A Brief Morality Play About A Cool, User Friendly Feature
I saw a feature request from my friend and former colleague Ellen Beldner last night on Twitter:
i simply want a protocol that embeds password requirements into the form field html and that password managers can use to create a matching PW
What follows is a running diary of my thoughts for the next five minutes where I:
- Get super excited about her idea
- Figure out how it could work technically with current standards
- Realize why it wouldn’t do much good in the real world
0m:01s — That sounds amazing! I hate when the password 1Password generates is rejected. How would I implement that?
0:10 — Wait, doesn’t HTML5 have support for client side validation built in? Wouldn’t that cover it? I bet I could figure out how to make this work and impress my friend.
00:30 — It does! There isn’t a full protocol, but HTML5 allows for specifying regex patterns that an input is required to match. There’s even a w3schools tutorial on how to set up regex validation for a password field complete with an example:
0:35 — OK, so I’ve got a regex, what would do I need to know to make sure that my generated password matches?
0:45 — Here are the options for a new password in 1Password:
1:00 — Alright, I think I just need to know four things:
- Is there a minimum length? But this doesn’t seem very important because it is unlikely your password manager will try to generate a password that is too short.
- Is there a maximum length? This one matters. This is probably the most common failure reason when 1Password generated passwords exceed the arbitrarily short password lengths that some sites mandate.
- Are there any characters that are forbidden? This is the next most common reason I’ve had a generated password fail. Normally when there is a blocklist of certain symbols.
- Are there any classes of characters that are required “Must contain at least one number, one lowercase letter, and one capital letter”. Won’t worry about this one, because I haven’t seen it prevent a generated password from working.
1:30 — So… how do you extract that information from an arbitrary regex. Well, I’m sure that there are smart ways to do this, probably something with an AST of the regex?
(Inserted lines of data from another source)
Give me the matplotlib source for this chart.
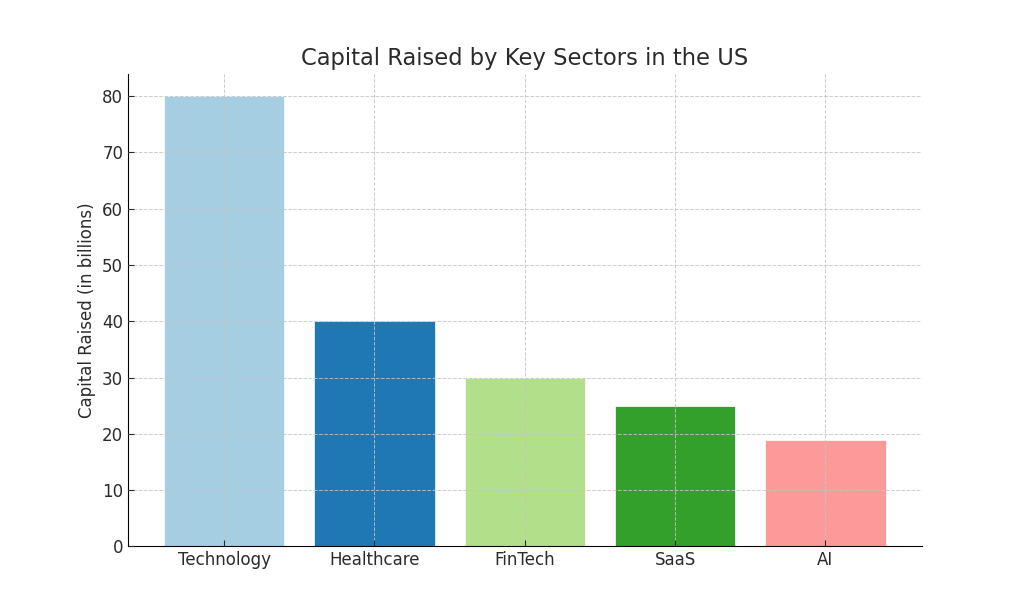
import matplotlib
matplotlib.use("Agg")
import matplotlib.pyplot as plt

sectors = ['Technology', 'Healthcare', 'FinTech', 'SaaS', 'AI']
capital = [80, 40, 30, 25, 19]
colors = ['#a6cee3', '#1f78b4', '#b2df8a', '#33a02c', '#fb9a99']

plt.rcParams['text.color'] = '#2b2b2b'
plt.rcParams['axes.labelcolor'] = '#2b2b2b'
plt.rcParams['xtick.color'] = '#2b2b2b'
plt.rcParams['ytick.color'] = '#2b2b2b'
plt.rcParams['xtick.direction'] = 'in'
plt.rcParams['ytick.direction'] = 'in'

fig, ax = plt.subplots(figsize=(10.24, 6.14), dpi=100)
ax.bar(sectors, capital, color=colors, edgecolor='white', linewidth=0.5)

ax.set_title('Capital Raised by Key Sectors in the US', fontsize=16.3)
ax.set_ylabel('Capital Raised (in billions)', fontsize=12)
ax.tick_params(labelsize=12, length=4, width=0.8)

# grid sits on top of the bars, like the reference
ax.set_axisbelow(False)
ax.grid(True, linestyle='--', linewidth=0.7, color='#c4c4c4', alpha=0.85)
ax.spines['top'].set_visible(False)
ax.spines['right'].set_visible(False)

plt.savefig('out.png', dpi=100)
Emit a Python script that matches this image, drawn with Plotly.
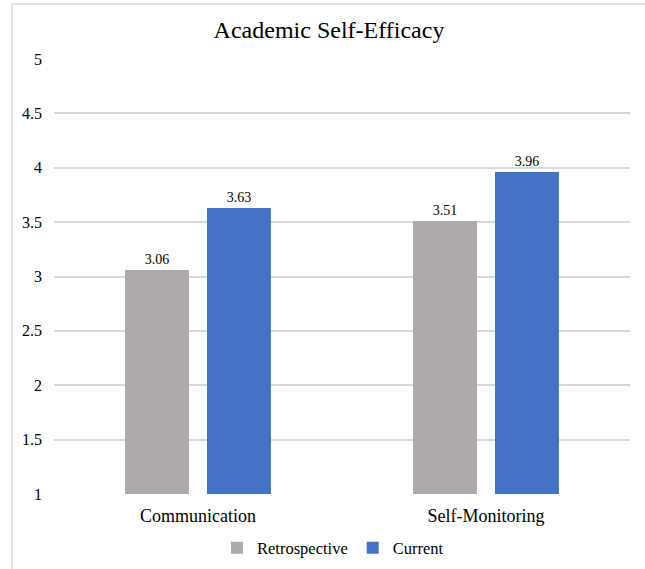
import plotly.graph_objects as go

categories = ["Communication", "Self-Monitoring"]
retrospective = [3.06, 3.51]
current = [3.63, 3.96]
series_names = ["Retrospective", "Current"]
y_ticks = [1, 1.5, 2, 2.5, 3, 3.5, 4, 4.5, 5]
y_tick_labels = ["1", "1.5", "2", "2.5", "3", "3.5", "4", "4.5", "5"]

SERIF = "Liberation Serif"
GRAY = "#AEAAAA"
BLUE = "#4472C4"
GRID = "#D9D9D9"

fig = go.Figure()
for name, vals, color in [(series_names[0], retrospective, GRAY),
                          (series_names[1], current, BLUE)]:
    fig.add_trace(go.Bar(
        x=categories, y=[v - 1 for v in vals], base=1, name=name,
        marker=dict(color=color, line=dict(width=0)),
        text=[f"{v:.2f}" for v in vals], textposition="outside",
        textfont=dict(family=SERIF, size=14, color="#000"),
        cliponaxis=False, hoverinfo="skip",
    ))

W, H = 645, 569
L, R, T, B = 54, 15, 59, 75
pw, ph = W - L - R, H - T - B

fig.update_layout(
    width=W, height=H,
    margin=dict(l=L, r=R, t=T, b=B, autoexpand=False),
    paper_bgcolor="white", plot_bgcolor="white",
    barmode="group", bargap=0.431, bargroupgap=0.22,
    title=dict(text="Academic Self-Efficacy", x=329 / W, xref="container",
               xanchor="center", y=1 - 30 / H, yref="container",
               yanchor="middle",
               font=dict(family=SERIF, size=24, color="#000")),
    font=dict(family=SERIF, color="#000"),
    xaxis=dict(showgrid=False, showline=False, ticks="",
               ticklabelstandoff=9,
               tickfont=dict(family=SERIF, size=18, color="#000")),
    yaxis=dict(range=[1, 5], tickvals=y_ticks, ticktext=y_tick_labels,
               showgrid=True, gridcolor=GRID, gridwidth=1.5,
               zeroline=False, showline=False, ticks="",
               ticklabelstandoff=11,
               tickfont=dict(family=SERIF, size=16, color="#000")),
    legend=dict(orientation="h", x=333 / W, xref="container",
                xanchor="center", y=1 - 548 / H, yref="container",
                yanchor="middle",
                font=dict(family=SERIF, size=16.5, color="#000"),
                itemwidth=30, traceorder="normal"),
    showlegend=True,
)

# chart frame: left and top edges of the outer border
fx0 = (12 - L) / pw
fy1 = 1 + (T - 4) / ph
fig.add_shape(type="line", xref="paper", yref="paper",
              x0=fx0, x1=fx0, y0=-1, y1=fy1,
              line=dict(color=GRID, width=1.5))
fig.add_shape(type="line", xref="paper", yref="paper",
              x0=fx0, x1=2, y0=fy1, y1=fy1,
              line=dict(color=GRID, width=1.5))

fig.write_html("out.html")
2:15 — But “perfect is the enemy of the good” and I can already think of two pretty dumb ways to do this so I don’t need to use my CS degree today:
- mostly dumb: I could probably parse out just the max length and any characters that are globally blocked fairly easily.
- really dumb: When generating a password I could just feed the regex in, try a few variations with my current rules, then loosen the rules if it fails, and try again. Generate 5 random passwords, if they all fail remove the requirement for symbols, generate 5 more, if those all fail shorten the length by one, repeat until something works or we hit an arbitrary minimum size. Voila!
2:45 — Alright… I feel like we’re getting somewhere! That may be a dumb, inefficient implementation but I bet it would work for 99% of cases.
2:46 — But… if I can figure out how to make this work in 5 minutes of thinking, wouldn’t the people who spend their whole working lives thinking about password managers have thought of this? I’m sure they dogfood their products and they have to be extra annoyed every time a site rejects their password…
3:00 — I have a feeling that the sites with annoying password requirements that reject strong passwords aren’t implementing a ton of the newest HTML5 stuff.
3:01 — How can I test that hunch? I’ve had autogenerated passwords rejected, but I don’t remember where off the top of my head.
3:30 — Thankfully everything exists on the Internet! A quick search for “sites with dumb password requirements” brings me to Dumb Password Rules on GitHub.
3:45 — And… I have accounts with a couple of these sites so let’s check and see if they look like they’re implementing anything modern like HTML5 form hints.
(checks the HTML for the password reset forms for two sites from the list)
4:55 — They decidedly are not.
5:00 — OK… so this feature could totally exist! But only if sites with annoying password requirements added something to their HTML. And if I worked on a password manager I wouldn’t build this feature, because I doubt it would meaningfully reduce how many autogenerated passwords get rejected in real world usage. What we have is a problem of adverse selection:
- The sites that implement new, user friendly features like standards based, HTML5 form validation are the least likely to have arbitrary and restrictive password requirements that reject password manager generated passwords and
- The sites with dumb requirements like “Passwords must be between 6 and 10 characters and can only be letters and numbers” are the last sites that would add a validation regex pattern to help password managers.
And thus I conclude this edition of “Patrick gets excited about a feature idea, figures out how it could work, and then crushes his own dreams in 5 minutes.”
I wish I had a more useful lesson here. Maybe some form of Chesterton’s Fence like “If you have an idea for an obvious feature in someone else’s product, ask yourself why they haven’t built it before you propose it”
But I don’t think that is particularly useful.
Because you don’t get any credit for calling that something will fail. The default is that things don’t work.
So I’ve spent the last decade training myself to look for “how could it work?” and “how much would it matter if it did?”
At the same time, quickly eliminating ideas that seem good but wouldn’t actually work is necessary to spend time on the ideas that really matter, so being able to quickly eliminate plausible sounding ideas is valuable.